TO BE DONE: Make an exact copy of the data below, leaving out every picture.

INFORMATION SHOWN:
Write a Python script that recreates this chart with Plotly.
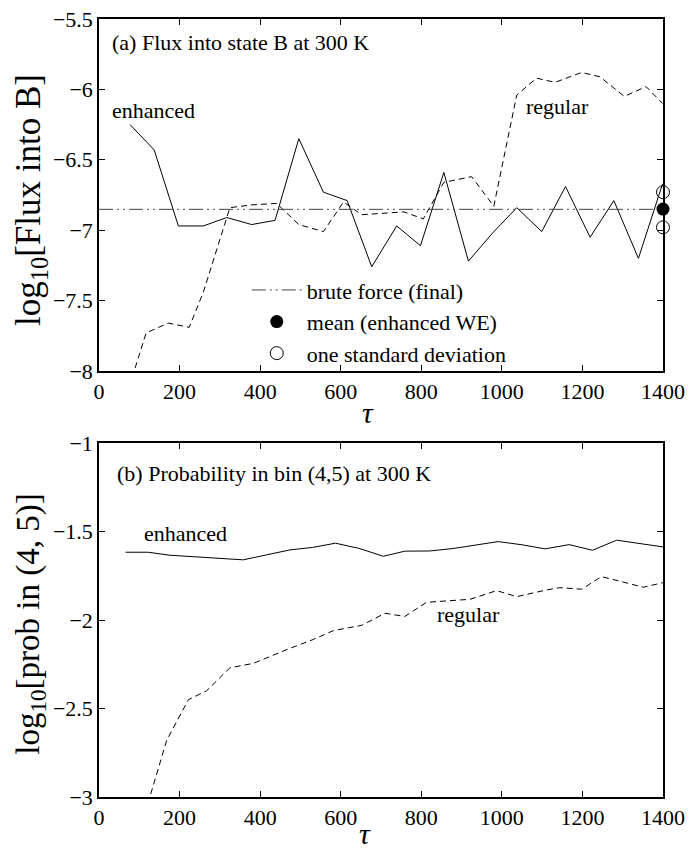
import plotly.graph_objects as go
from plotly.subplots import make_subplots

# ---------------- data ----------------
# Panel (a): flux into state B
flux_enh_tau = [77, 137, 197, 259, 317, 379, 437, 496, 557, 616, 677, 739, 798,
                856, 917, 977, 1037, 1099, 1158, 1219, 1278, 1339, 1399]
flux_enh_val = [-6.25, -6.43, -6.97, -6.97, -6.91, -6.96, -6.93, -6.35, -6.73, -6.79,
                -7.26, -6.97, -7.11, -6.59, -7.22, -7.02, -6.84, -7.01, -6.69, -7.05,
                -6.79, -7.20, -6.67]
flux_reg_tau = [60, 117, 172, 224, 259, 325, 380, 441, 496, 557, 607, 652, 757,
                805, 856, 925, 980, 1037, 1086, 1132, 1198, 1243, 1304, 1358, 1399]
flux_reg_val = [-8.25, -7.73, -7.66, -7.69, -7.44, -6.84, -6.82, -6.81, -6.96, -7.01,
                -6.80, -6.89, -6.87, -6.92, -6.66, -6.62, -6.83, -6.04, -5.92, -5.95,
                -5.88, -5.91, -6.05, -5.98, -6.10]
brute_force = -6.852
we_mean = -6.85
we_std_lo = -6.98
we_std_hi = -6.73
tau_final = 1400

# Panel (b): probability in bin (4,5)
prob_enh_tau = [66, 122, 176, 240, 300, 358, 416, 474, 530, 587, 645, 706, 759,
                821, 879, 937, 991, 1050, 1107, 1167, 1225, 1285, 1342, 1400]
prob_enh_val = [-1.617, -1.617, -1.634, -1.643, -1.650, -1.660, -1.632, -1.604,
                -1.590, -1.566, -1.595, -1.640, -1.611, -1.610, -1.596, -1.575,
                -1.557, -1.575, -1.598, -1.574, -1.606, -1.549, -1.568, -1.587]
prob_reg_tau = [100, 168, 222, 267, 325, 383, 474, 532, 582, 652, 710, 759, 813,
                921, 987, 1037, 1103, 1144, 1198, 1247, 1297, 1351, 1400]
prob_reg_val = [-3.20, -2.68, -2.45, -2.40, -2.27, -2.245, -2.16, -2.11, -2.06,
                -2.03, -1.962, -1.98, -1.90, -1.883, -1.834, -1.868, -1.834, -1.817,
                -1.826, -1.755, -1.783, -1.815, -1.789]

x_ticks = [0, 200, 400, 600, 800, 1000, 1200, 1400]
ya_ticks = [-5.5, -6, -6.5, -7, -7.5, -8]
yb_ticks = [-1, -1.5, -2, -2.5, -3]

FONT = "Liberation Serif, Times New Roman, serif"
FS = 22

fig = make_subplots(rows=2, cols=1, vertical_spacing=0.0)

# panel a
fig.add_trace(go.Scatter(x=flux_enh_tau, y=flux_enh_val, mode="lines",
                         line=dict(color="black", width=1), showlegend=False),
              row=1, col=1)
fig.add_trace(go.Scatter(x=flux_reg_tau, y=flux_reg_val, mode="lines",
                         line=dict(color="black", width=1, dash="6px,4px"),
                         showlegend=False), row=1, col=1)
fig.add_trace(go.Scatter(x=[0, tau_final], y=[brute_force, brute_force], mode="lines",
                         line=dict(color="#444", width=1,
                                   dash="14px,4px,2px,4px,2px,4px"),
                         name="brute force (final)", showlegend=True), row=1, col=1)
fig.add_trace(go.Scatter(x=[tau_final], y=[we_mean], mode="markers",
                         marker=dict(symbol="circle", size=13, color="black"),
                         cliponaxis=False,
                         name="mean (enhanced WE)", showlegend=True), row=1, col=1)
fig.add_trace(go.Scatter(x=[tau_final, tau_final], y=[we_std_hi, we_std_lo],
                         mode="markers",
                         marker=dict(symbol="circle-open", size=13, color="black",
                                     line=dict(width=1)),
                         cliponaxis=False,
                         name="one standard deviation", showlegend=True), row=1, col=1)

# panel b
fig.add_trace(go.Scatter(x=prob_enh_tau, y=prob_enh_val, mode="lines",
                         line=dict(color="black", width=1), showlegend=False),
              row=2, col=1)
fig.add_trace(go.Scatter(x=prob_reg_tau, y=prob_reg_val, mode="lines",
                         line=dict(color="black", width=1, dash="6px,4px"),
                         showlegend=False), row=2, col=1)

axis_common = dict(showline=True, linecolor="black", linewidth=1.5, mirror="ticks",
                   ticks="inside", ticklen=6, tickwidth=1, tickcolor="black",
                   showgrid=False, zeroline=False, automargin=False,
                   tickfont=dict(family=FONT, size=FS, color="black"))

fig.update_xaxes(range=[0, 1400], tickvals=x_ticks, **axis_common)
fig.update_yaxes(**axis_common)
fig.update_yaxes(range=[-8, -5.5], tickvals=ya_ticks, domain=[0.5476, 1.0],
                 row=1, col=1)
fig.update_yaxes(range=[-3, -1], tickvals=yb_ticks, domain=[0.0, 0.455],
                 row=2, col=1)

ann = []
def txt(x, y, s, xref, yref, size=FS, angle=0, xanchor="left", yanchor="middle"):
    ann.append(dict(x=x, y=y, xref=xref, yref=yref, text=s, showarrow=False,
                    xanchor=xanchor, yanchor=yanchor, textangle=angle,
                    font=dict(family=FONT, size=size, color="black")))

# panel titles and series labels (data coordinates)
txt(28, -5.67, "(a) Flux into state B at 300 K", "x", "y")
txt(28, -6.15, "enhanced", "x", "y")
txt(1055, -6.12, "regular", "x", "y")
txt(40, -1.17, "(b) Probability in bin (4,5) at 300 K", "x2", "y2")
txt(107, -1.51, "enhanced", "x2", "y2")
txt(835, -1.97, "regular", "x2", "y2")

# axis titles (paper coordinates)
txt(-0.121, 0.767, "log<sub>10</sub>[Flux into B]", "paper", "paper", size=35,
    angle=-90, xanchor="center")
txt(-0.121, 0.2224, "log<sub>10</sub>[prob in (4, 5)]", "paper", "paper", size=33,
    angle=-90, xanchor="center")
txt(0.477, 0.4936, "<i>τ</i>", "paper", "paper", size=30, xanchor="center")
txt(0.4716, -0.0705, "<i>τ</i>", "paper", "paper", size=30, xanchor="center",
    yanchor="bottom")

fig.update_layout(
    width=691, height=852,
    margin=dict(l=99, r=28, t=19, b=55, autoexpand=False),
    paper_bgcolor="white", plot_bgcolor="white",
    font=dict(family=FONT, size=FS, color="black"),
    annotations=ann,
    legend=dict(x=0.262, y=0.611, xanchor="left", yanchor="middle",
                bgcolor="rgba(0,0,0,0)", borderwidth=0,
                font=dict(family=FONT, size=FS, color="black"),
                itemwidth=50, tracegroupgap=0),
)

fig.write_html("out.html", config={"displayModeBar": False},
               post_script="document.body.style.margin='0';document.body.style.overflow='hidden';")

TASK RESULT:
Write a Python script that recreates this chart with Plotly.
import plotly.graph_objects as go
from plotly.subplots import make_subplots

# ---------------- data ----------------
# Panel (a): flux into state B
flux_enh_tau = [77, 137, 197, 259, 317, 379, 437, 496, 557, 616, 677, 739, 798,
                856, 917, 977, 1037, 1099, 1158, 1219, 1278, 1339, 1399]
flux_enh_val = [-6.25, -6.43, -6.97, -6.97, -6.91, -6.96, -6.93, -6.35, -6.73, -6.79,
                -7.26, -6.97, -7.11, -6.59, -7.22, -7.02, -6.84, -7.01, -6.69, -7.05,
                -6.79, -7.20, -6.67]
flux_reg_tau = [60, 117, 172, 224, 259, 325, 380, 441, 496, 557, 607, 652, 757,
                805, 856, 925, 980, 1037, 1086, 1132, 1198, 1243, 1304, 1358, 1399]
flux_reg_val = [-8.25, -7.73, -7.66, -7.69, -7.44, -6.84, -6.82, -6.81, -6.96, -7.01,
                -6.80, -6.89, -6.87, -6.92, -6.66, -6.62, -6.83, -6.04, -5.92, -5.95,
                -5.88, -5.91, -6.05, -5.98, -6.10]
brute_force = -6.852
we_mean = -6.85
we_std_lo = -6.98
we_std_hi = -6.73
tau_final = 1400

# Panel (b): probability in bin (4,5)
prob_enh_tau = [66, 122, 176, 240, 300, 358, 416, 474, 530, 587, 645, 706, 759,
                821, 879, 937, 991, 1050, 1107, 1167, 1225, 1285, 1342, 1400]
prob_enh_val = [-1.617, -1.617, -1.634, -1.643, -1.650, -1.660, -1.632, -1.604,
                -1.590, -1.566, -1.595, -1.640, -1.611, -1.610, -1.596, -1.575,
                -1.557, -1.575, -1.598, -1.574, -1.606, -1.549, -1.568, -1.587]
prob_reg_tau = [100, 168, 222, 267, 325, 383, 474, 532, 582, 652, 710, 759, 813,
                921, 987, 1037, 1103, 1144, 1198, 1247, 1297, 1351, 1400]
prob_reg_val = [-3.20, -2.68, -2.45, -2.40, -2.27, -2.245, -2.16, -2.11, -2.06,
                -2.03, -1.962, -1.98, -1.90, -1.883, -1.834, -1.868, -1.834, -1.817,
                -1.826, -1.755, -1.783, -1.815, -1.789]

x_ticks = [0, 200, 400, 600, 800, 1000, 1200, 1400]
ya_ticks = [-5.5, -6, -6.5, -7, -7.5, -8]
yb_ticks = [-1, -1.5, -2, -2.5, -3]

FONT = "Liberation Serif, Times New Roman, serif"
FS = 22

fig = make_subplots(rows=2, cols=1, vertical_spacing=0.0)

# panel a
fig.add_trace(go.Scatter(x=flux_enh_tau, y=flux_enh_val, mode="lines",
                         line=dict(color="black", width=1), showlegend=False),
              row=1, col=1)
fig.add_trace(go.Scatter(x=flux_reg_tau, y=flux_reg_val, mode="lines",
                         line=dict(color="black", width=1, dash="6px,4px"),
                         showlegend=False), row=1, col=1)
fig.add_trace(go.Scatter(x=[0, tau_final], y=[brute_force, brute_force], mode="lines",
                         line=dict(color="#444", width=1,
                                   dash="14px,4px,2px,4px,2px,4px"),
                         name="brute force (final)", showlegend=True), row=1, col=1)
fig.add_trace(go.Scatter(x=[tau_final], y=[we_mean], mode="markers",
                         marker=dict(symbol="circle", size=13, color="black"),
                         cliponaxis=False,
                         name="mean (enhanced WE)", showlegend=True), row=1, col=1)
fig.add_trace(go.Scatter(x=[tau_final, tau_final], y=[we_std_hi, we_std_lo],
                         mode="markers",
                         marker=dict(symbol="circle-open", size=13, color="black",
                                     line=dict(width=1)),
                         cliponaxis=False,
                         name="one standard deviation", showlegend=True), row=1, col=1)

# panel b
fig.add_trace(go.Scatter(x=prob_enh_tau, y=prob_enh_val, mode="lines",
                         line=dict(color="black", width=1), showlegend=False),
              row=2, col=1)
fig.add_trace(go.Scatter(x=prob_reg_tau, y=prob_reg_val, mode="lines",
                         line=dict(color="black", width=1, dash="6px,4px"),
                         showlegend=False), row=2, col=1)

axis_common = dict(showline=True, linecolor="black", linewidth=1.5, mirror="ticks",
                   ticks="inside", ticklen=6, tickwidth=1, tickcolor="black",
                   showgrid=False, zeroline=False, automargin=False,
                   tickfont=dict(family=FONT, size=FS, color="black"))

fig.update_xaxes(range=[0, 1400], tickvals=x_ticks, **axis_common)
fig.update_yaxes(**axis_common)
fig.update_yaxes(range=[-8, -5.5], tickvals=ya_ticks, domain=[0.5476, 1.0],
                 row=1, col=1)
fig.update_yaxes(range=[-3, -1], tickvals=yb_ticks, domain=[0.0, 0.455],
                 row=2, col=1)

ann = []
def txt(x, y, s, xref, yref, size=FS, angle=0, xanchor="left", yanchor="middle"):
    ann.append(dict(x=x, y=y, xref=xref, yref=yref, text=s, showarrow=False,
                    xanchor=xanchor, yanchor=yanchor, textangle=angle,
                    font=dict(family=FONT, size=size, color="black")))

# panel titles and series labels (data coordinates)
txt(28, -5.67, "(a) Flux into state B at 300 K", "x", "y")
txt(28, -6.15, "enhanced", "x", "y")
txt(1055, -6.12, "regular", "x", "y")
txt(40, -1.17, "(b) Probability in bin (4,5) at 300 K", "x2", "y2")
txt(107, -1.51, "enhanced", "x2", "y2")
txt(835, -1.97, "regular", "x2", "y2")

# axis titles (paper coordinates)
txt(-0.121, 0.767, "log<sub>10</sub>[Flux into B]", "paper", "paper", size=35,
    angle=-90, xanchor="center")
txt(-0.121, 0.2224, "log<sub>10</sub>[prob in (4, 5)]", "paper", "paper", size=33,
    angle=-90, xanchor="center")
txt(0.477, 0.4936, "<i>τ</i>", "paper", "paper", size=30, xanchor="center")
txt(0.4716, -0.0705, "<i>τ</i>", "paper", "paper", size=30, xanchor="center",
    yanchor="bottom")

fig.update_layout(
    width=691, height=852,
    margin=dict(l=99, r=28, t=19, b=55, autoexpand=False),
    paper_bgcolor="white", plot_bgcolor="white",
    font=dict(family=FONT, size=FS, color="black"),
    annotations=ann,
    legend=dict(x=0.262, y=0.611, xanchor="left", yanchor="middle",
                bgcolor="rgba(0,0,0,0)", borderwidth=0,
                font=dict(family=FONT, size=FS, color="black"),
                itemwidth=50, tracegroupgap=0),
)

fig.write_html("out.html", config={"displayModeBar": False},
               post_script="document.body.style.margin='0';document.body.style.overflow='hidden';")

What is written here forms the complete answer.